Bed bug infestation keeps USF student sleeping in car, university classroom

Woke up with large welts on arm, neck, chest
Posted at 6:13 PM, Sep 09, 2016
and last updated 2016-09-09 18:13:48-04

A University of South Florida doctorate student has been sleeping in her Nissan Altima and a university lab due to a bed bug infestation. 

Andrea Wright moved into Ascott Place Apartment Homes, located at 14003 Saulk Ct. in Tampa, in late August. 

She says a paranoia started to bug her right after moving in. 

"You almost feel like something is always on you," said Wright. 

Wright sent multiple pictures to ABC Action News of large welts on her forearm, neck, and chest. 

The bites come from blood-sucking bed bugs. 

Ascott Place management has sent an exterminator to her place two times. But it isn't solving Wright's pest problems. 

Wright showed ABC Action News multiple areas around her apartment that have black spots - remnants of a bed bug infestation. 

We also found countless dead, adult bed bugs in electrical outlets, behind the smoke detector, and in the closet. 

"They've been just nesting under the baseboards," Wright showed our camera. 

Conditions have gotten so bad, Wright now refuses to sleep in her own apartment. 

Thursday night she slept inside a University of South Florida science classroom. And she recently turned her car into a closest. 

"I tie the bags differently, so the clothes that haven't been treated, I wrap around," said Wright. 

The U.S. Navy Reservist is in her second year working toward a PhD in electrical engineering at USF. 

Wright said the infestation has taken a stressful toll on her school work. 

"I'm crying in my car," said Wright. "For the first time I feel homeless and with everything going on, I need to be down here for research." 

Another tenant next door told ABC Action News that he's delt with the same issue. 

Wright said management refused her request to move into another building and is now looking to move out of Ascott Place, but according to the housing contract, she will have to pay a hefty fee to break her lease. 

"There's a failure to maintain these properties with proper pest control because there has been a bed bug problem in this building," said Wright.  

In Florida, it is generally on the apartment to pay for extermination. 

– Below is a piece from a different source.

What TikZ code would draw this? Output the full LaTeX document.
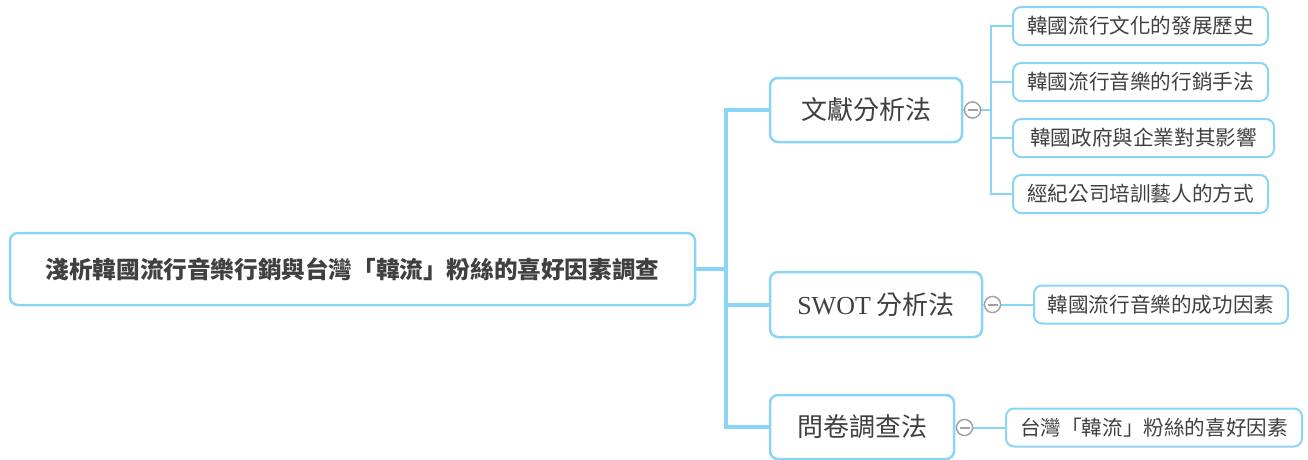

But if the problem persists and the tenant wants out of their lease, Wright says the Ascott Place contract states tenants must pay one month's rent to be released. 

Ascott Place is owned by New York-based Maxx Properties. 

An on-site property manager refused to answer our questions about the infestation and multiple calls to the company's Florida regional manager have not been answered.